Fixed and Percentage Fees

  • How can you address the SIP9 “fair and reasonable” explanation?

It is evident that in some cases the SIP9 (paragraph 10) requirement for a “fair and reasonable” explanation for proposed fixed or % fees is not being met to the monitors’ expectations. The ICAEW article highlights the need to deal with this even for IVAs… which could be difficult, as I suspect that most IPs proposing an IVA would consider that the fee that would get past creditors is both unfair and unreasonable! MVL fixed fees also are usually modest sums in view of the work involved.

The articles don’t elaborate on what kind of explanation would pass the SIP9 test. Where the fee is modest, I would have thought that a simple explanation of the work proposed to be undertaken would demonstrate the reasonableness, but a sentence including words such as “I consider the proposed fee to be a fair and reasonable reflection of the work to be undertaken, because…” might help isolate the explanation from the surrounding gumpf. For IVAs, it might be appropriate to note how the proposed fee compares to the known expectations of what the major/common creditors believe to be fair and reasonable.

  • What is an acceptable percentage?

Soon after the new fees regime began, the RPB monitors started expressing concern about large percentage fees sought on simple assets, such as cash at bank. Their concerns have now crystallised into something that I think is sensible. Although a fee of 20% of cash at bank may seem alarming in view of the work involved in recovering those funds, very likely the fee is intended to cover other work, perhaps all other work involved in the case from cradle to grave. In addressing the fair and reasonable test, clearly it is necessary to explain what work will be covered by the proposed fee. Of course, if you were to seek 20% of a substantial bank balance simply to cover the work in recovering the cash, you can expect to be challenged!

Equally, it is important to be clear on what the proposed fee does not cover. For example, as mentioned above, the extent of investigation work and potential recoveries may be largely unknown when you seek fee approval. It may be wise to define to which assets a % fee relates and flag up to creditors the potential for other assets to come to light, which may involve other work excluded from the early-day proposed fee. The IPA article repeats the message that a fee cannot be proposed on unknown assets.

 

Mixed Fee Bases

It seems to me that it can be tricky enough to get correct the fee decision and billing of a single basis fee, without complicating things by looking for more than one basis! To my relief, personally I have seen few mixed fee bases being used.

  • How is mixing time costs with fixed/% viewed?

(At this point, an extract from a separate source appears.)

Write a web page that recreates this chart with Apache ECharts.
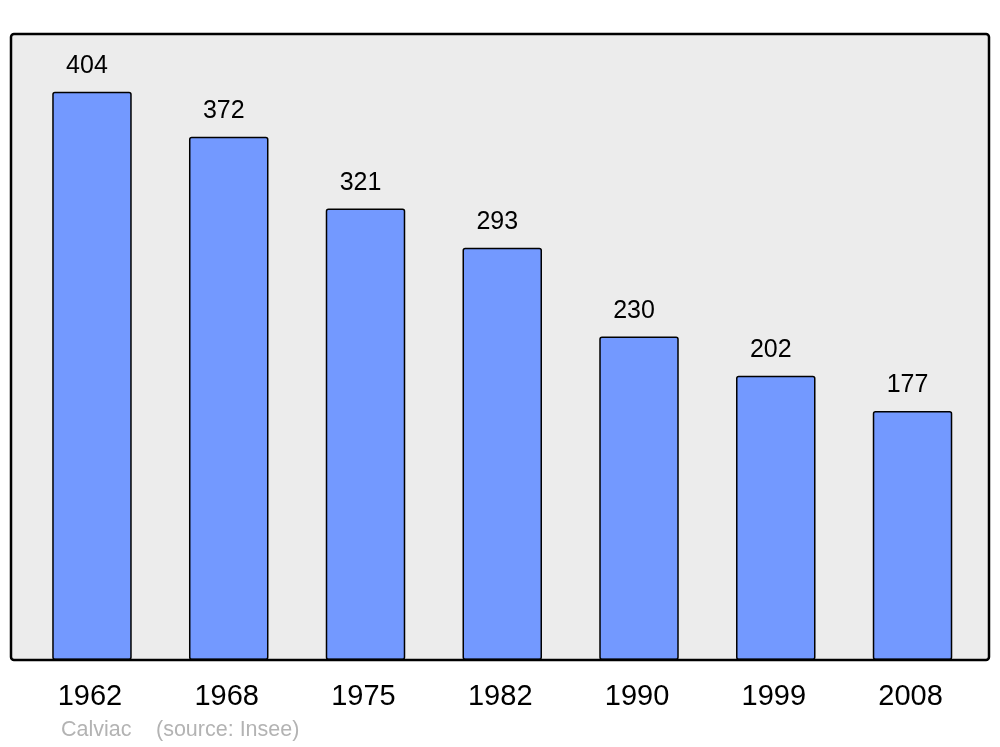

In particular, I think it is hazardous to seek a fee on time costs plus one other basis. Only where tasks are clearly defined – for example, a % on all work related to book debt collections and time costs on everything else – could I see this working reasonably successfully. The IPA article notes that:

  • when proposing fees, you need to state clearly to what work each basis relates; and
  • your time recording system must be “sufficiently robust to ensure the correct time is accurately recorded against the appropriate tasks”.
  • I would add a third: mistakes are almost inevitable, so I would recommend a review of the time costs incurred before billing – the narrative or staff members involved should help you spot mis-postings.

 

Of course, there are plenty of other Rules/SIP areas where mistakes are commonly made – for example, the two articles highlight some common issues with progress reports, which are well worth a read. However, few breaches of Rules or SIPs have the potential to be more damaging. Therefore, I welcome the RPB monitors’ efforts in highlighting the pitfalls around fees. Prevention is far better than cure.